Initially, a total of 8,800 million pesos ($14.6million) was requested by the government, but the amount was ultimately deemed excessive. Besides the amount the Chilean government will spend, the Vatican will also contribute 4,000 million Chilean pesos ($6.6million).

Numerous parties have expressed their concern regarding such expense. The Atheist Society of Chile agreed it was "excessive," especially considering "the context of a country with much more urgent economic necessities than the Catholic evangelization of society, as it should be an investment of that particular church and not the state's."
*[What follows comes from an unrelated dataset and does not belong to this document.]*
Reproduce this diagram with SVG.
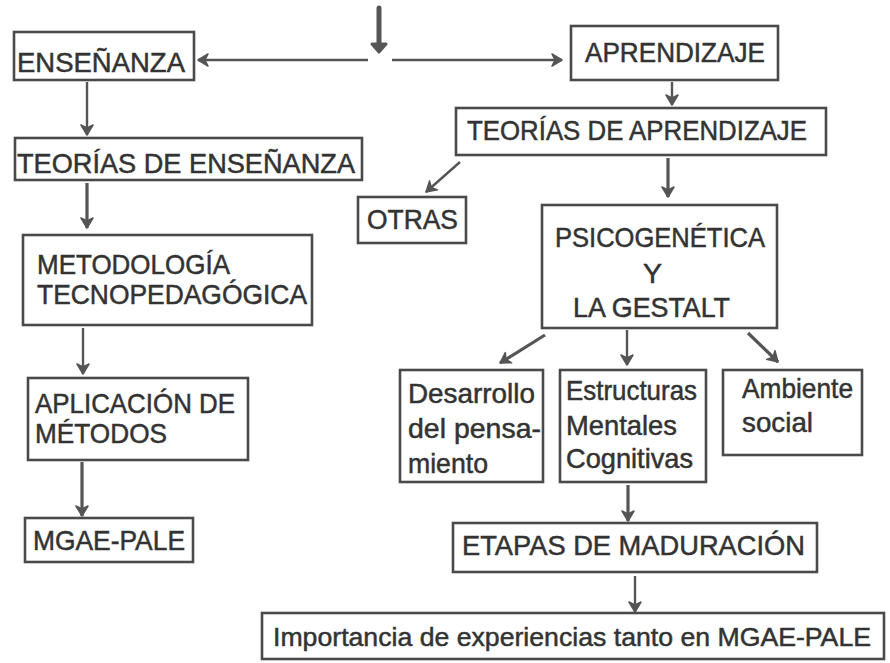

The organization also criticized the decision to declare the pope's arrival date as a day off, arguing that Chile, a secular state, already had one too many religious holidays. While the group denied being against the visit of any religious leader, it said it would prefer to promote a respectful society.

On Friday, Andha Chile, a group of housing-debt activists, occupied the apostolic nunciature residence, in the Providencia commune, where the pope is due to stay. "Faith is not the problem, but the millions they spend," posted the group's leader, Roxana Miranda, on Twitter.

In a scenario such as this, one can expect the papal visit to be slightly more complicated than elsewhere in Latin America, but Pope Francis is known for his progressive views. The Chilean people may yet get a pleasant surprise, but they are definitely not waiting in supplication.